Nobody was ever thrown out of a job because a union was too strong, only because they were too weak. Practically every protection that workers still have on the job right now is because union workers fought for it.
However, after 35 years of erosion under Republicans and -- sad to say -- a lot of Democrats, it's no surprise that times are tough. It's a good thing that those folks in DC are making sure that our tax dollars are hard at work saving the jobs of bankers.
I've never read a word of Atlas Shrugged....
...but I do read the papers.
It is clear that you are not aware of the current economic circumstances in this country if you can honestly say "Nobody was ever thrown out of a job because a union was too strong". Really? Then why have so many American manufacturers chosen to take their jobs overseas and down south? I don't think the UAW's being "too weak" is what caused them to lose so many jobs over the last 30 years. Their demands DID however cause the auto industry to decide to take their business elsewhere. Now those same union members are facing 30% unemployment in Detroit. They can stand on the sidewalk with signs all they want now, but nobody is left to listen.

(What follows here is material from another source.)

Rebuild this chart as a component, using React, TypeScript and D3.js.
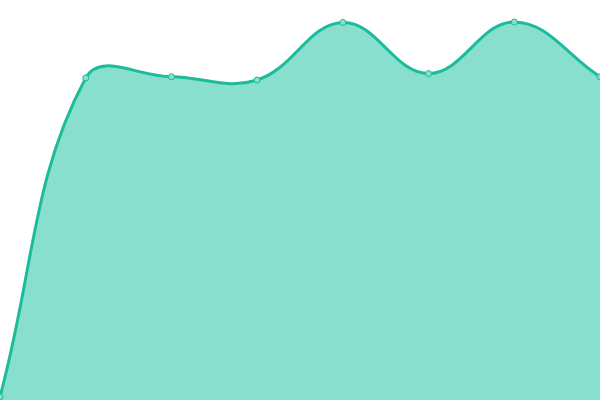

I think that originally, Unions had the right idea. Equality and fair treatment. More safety for workers. These foundations were solid. The problem is that it didn't stop there, and Unions morphed into something else. Absolute power corrupts absolutely.Just like this strike. You say " If spoiled is still being underpaid after 70 hour weeks..." but you are obviously unaware that YOUR OWN UNION has already SETTLED the compensation issue, and that isn't even why you're striking right now! You aren't standing in the rain because of compensation any longer! YOUR union has you out there over the wording of the tuition waivers, which was ALWAYS the same and isn't even an issue now, and you don't even know it! Also - read your own contract. You are not contracted for 70 hour work weeks. Over-generalizations and exaggerations like that are what make you union members who are blindly following the party line look so duped and ill-informed. If you are going to stand for something, at LEAST take the time to learn what it is you really stand for.